Objective>
Omit every picture and return the rest of the data unaltered.

= = = = =

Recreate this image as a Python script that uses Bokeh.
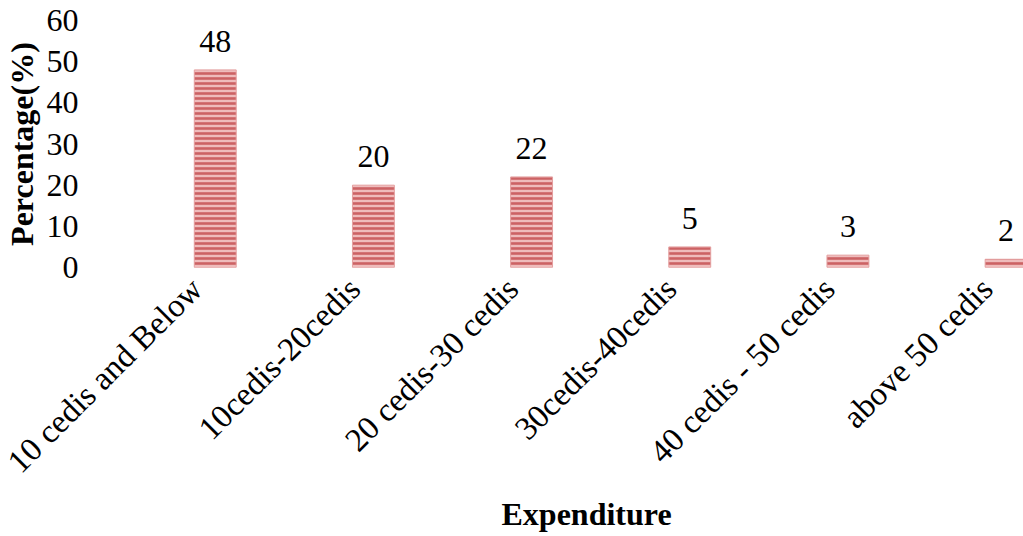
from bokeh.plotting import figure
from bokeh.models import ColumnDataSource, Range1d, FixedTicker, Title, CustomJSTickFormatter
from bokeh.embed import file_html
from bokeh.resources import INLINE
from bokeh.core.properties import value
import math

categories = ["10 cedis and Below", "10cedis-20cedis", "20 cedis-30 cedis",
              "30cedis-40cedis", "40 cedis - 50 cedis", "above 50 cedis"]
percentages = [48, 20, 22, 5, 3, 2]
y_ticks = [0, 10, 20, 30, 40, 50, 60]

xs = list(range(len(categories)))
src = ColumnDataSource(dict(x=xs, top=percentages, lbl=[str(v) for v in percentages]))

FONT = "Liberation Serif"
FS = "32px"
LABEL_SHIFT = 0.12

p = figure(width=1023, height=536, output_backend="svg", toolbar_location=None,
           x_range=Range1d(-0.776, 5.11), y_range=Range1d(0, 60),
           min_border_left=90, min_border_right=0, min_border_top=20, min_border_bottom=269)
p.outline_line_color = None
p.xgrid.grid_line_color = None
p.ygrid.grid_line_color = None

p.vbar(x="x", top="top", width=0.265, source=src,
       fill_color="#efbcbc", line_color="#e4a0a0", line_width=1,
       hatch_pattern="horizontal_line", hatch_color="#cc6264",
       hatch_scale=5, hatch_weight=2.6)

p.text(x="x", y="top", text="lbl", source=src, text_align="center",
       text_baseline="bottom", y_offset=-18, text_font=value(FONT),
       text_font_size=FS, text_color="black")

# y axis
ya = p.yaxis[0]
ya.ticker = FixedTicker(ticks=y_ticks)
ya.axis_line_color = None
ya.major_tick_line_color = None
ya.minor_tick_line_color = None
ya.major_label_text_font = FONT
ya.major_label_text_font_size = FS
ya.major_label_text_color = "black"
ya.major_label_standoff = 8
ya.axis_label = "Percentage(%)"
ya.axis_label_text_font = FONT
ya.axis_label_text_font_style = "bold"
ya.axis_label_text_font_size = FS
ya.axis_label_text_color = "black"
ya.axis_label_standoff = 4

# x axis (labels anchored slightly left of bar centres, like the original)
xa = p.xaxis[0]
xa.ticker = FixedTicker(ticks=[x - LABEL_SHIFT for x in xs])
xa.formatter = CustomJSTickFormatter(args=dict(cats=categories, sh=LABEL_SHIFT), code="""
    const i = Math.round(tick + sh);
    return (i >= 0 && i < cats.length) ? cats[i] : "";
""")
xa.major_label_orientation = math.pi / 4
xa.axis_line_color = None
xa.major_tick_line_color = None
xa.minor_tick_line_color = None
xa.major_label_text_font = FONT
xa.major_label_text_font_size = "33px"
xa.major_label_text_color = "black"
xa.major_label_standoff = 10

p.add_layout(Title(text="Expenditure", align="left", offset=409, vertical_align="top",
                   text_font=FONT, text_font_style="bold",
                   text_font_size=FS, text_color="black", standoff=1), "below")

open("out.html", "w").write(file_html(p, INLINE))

= = = = =

Response to the exercise>
Recreate this image as a Python script that uses Bokeh.
from bokeh.plotting import figure
from bokeh.models import ColumnDataSource, Range1d, FixedTicker, Title, CustomJSTickFormatter
from bokeh.embed import file_html
from bokeh.resources import INLINE
from bokeh.core.properties import value
import math

categories = ["10 cedis and Below", "10cedis-20cedis", "20 cedis-30 cedis",
              "30cedis-40cedis", "40 cedis - 50 cedis", "above 50 cedis"]
percentages = [48, 20, 22, 5, 3, 2]
y_ticks = [0, 10, 20, 30, 40, 50, 60]

xs = list(range(len(categories)))
src = ColumnDataSource(dict(x=xs, top=percentages, lbl=[str(v) for v in percentages]))

FONT = "Liberation Serif"
FS = "32px"
LABEL_SHIFT = 0.12

p = figure(width=1023, height=536, output_backend="svg", toolbar_location=None,
           x_range=Range1d(-0.776, 5.11), y_range=Range1d(0, 60),
           min_border_left=90, min_border_right=0, min_border_top=20, min_border_bottom=269)
p.outline_line_color = None
p.xgrid.grid_line_color = None
p.ygrid.grid_line_color = None

p.vbar(x="x", top="top", width=0.265, source=src,
       fill_color="#efbcbc", line_color="#e4a0a0", line_width=1,
       hatch_pattern="horizontal_line", hatch_color="#cc6264",
       hatch_scale=5, hatch_weight=2.6)

p.text(x="x", y="top", text="lbl", source=src, text_align="center",
       text_baseline="bottom", y_offset=-18, text_font=value(FONT),
       text_font_size=FS, text_color="black")

# y axis
ya = p.yaxis[0]
ya.ticker = FixedTicker(ticks=y_ticks)
ya.axis_line_color = None
ya.major_tick_line_color = None
ya.minor_tick_line_color = None
ya.major_label_text_font = FONT
ya.major_label_text_font_size = FS
ya.major_label_text_color = "black"
ya.major_label_standoff = 8
ya.axis_label = "Percentage(%)"
ya.axis_label_text_font = FONT
ya.axis_label_text_font_style = "bold"
ya.axis_label_text_font_size = FS
ya.axis_label_text_color = "black"
ya.axis_label_standoff = 4

# x axis (labels anchored slightly left of bar centres, like the original)
xa = p.xaxis[0]
xa.ticker = FixedTicker(ticks=[x - LABEL_SHIFT for x in xs])
xa.formatter = CustomJSTickFormatter(args=dict(cats=categories, sh=LABEL_SHIFT), code="""
    const i = Math.round(tick + sh);
    return (i >= 0 && i < cats.length) ? cats[i] : "";
""")
xa.major_label_orientation = math.pi / 4
xa.axis_line_color = None
xa.major_tick_line_color = None
xa.minor_tick_line_color = None
xa.major_label_text_font = FONT
xa.major_label_text_font_size = "33px"
xa.major_label_text_color = "black"
xa.major_label_standoff = 10

p.add_layout(Title(text="Expenditure", align="left", offset=409, vertical_align="top",
                   text_font=FONT, text_font_style="bold",
                   text_font_size=FS, text_color="black", standoff=1), "below")

open("out.html", "w").write(file_html(p, INLINE))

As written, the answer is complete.